Each year, FINRA and the SEC publish their priority letters explaining areas of focus for the upcoming year. The priorities reflect practices and/or products that are perceived to present either heightened risk to investors, a risk to the integrity of the U.S. capital markets, or are otherwise areas of potential concern inherent in the securities industry.

One area that FINRA will be focusing on is incentive structures and conflicts of interest that may arise with registered representatives selling proprietary or affiliated products, or products for which the firm receives third-party payments. Related to this are suitability and concentration concerns. Firms have an obligation to make sure that any recommended products are suitable for the customer. A conflict of interest may arise where a product that is unsuitable is recommended solely because the firm will receive a higher commission on the sale. Concentration also plays a role in the analysis. FINRA explains that a firms approach to monitoring concentration should be dynamic taking into account market changes, financial conditions of the issuer and any other factors that increase concerns about suitability or concentration. FINRA’s focus will therefore be on firms’ policies and processes that govern these topics.
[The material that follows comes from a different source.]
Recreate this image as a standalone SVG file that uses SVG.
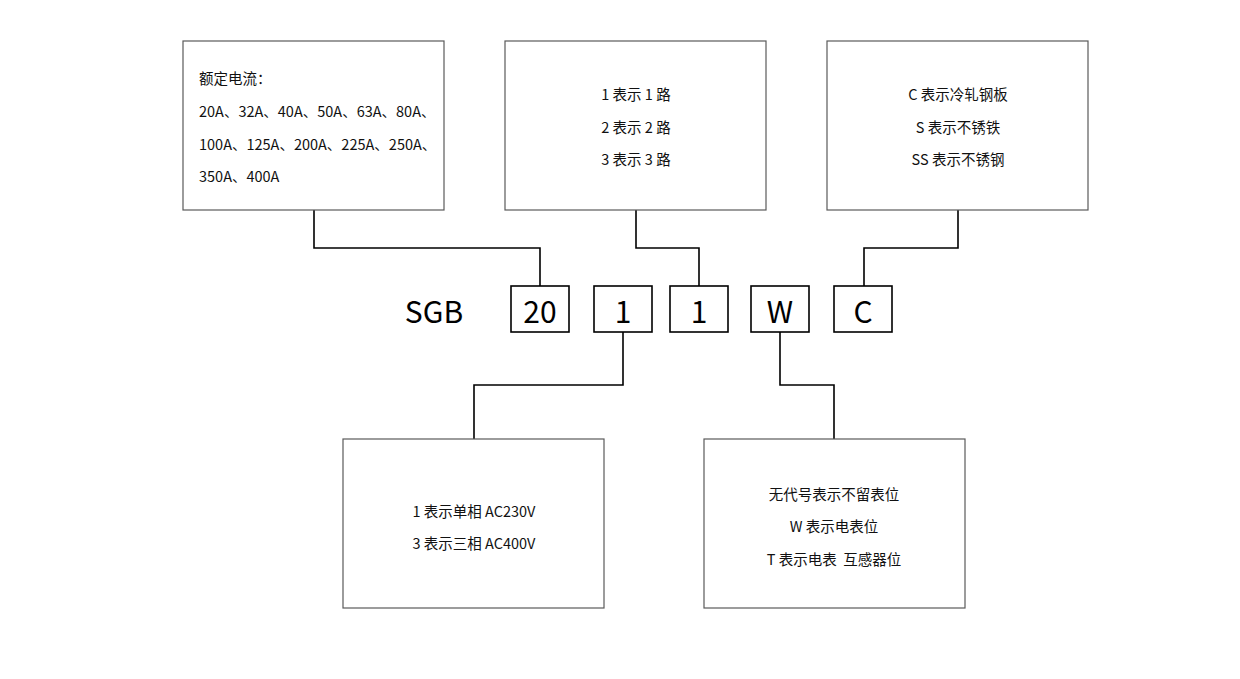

Another conflict that has caused concern is a registered representatives’ outside business activities. FINRA will be reviewing firms’ procedures to review any outside business activities to avoid any potential conflicts of interest.

One of the areas that the SEC will be focusing its efforts on relates to what it summarizes as matters of importance for retail investors. Specifically, protecting retail investors and retirement savers. With the evolving number of investment options available, as well as the complexity of such options, the SEC is planning on conducting examinations to assess risks to investors that could arise. For example, exchange-traded-funds have become a highly sought after investment option. The SEC will be focusing on ETF sales strategies, trading practices, concentration, trading risks, and suitability.

Similarly, the SEC will be reviewing branch offices and the supervision of registered representatives to make sure that proper analytics are in place to identify potentially inappropriate trading activity. The review will also focus on recidivist representatives (i.e. identifying individuals with less than acceptable track records). Firms need to make sure that they have appropriate compliance oversight and controls in place to detect individuals that have been previously disciplined or barred.

This is in no way an exhaustive list of the areas of focus. We recommend that anyone reviewing this blog review FINRA’s and the SEC’s priority lists in their entirety in order to understand all the areas of potential examination.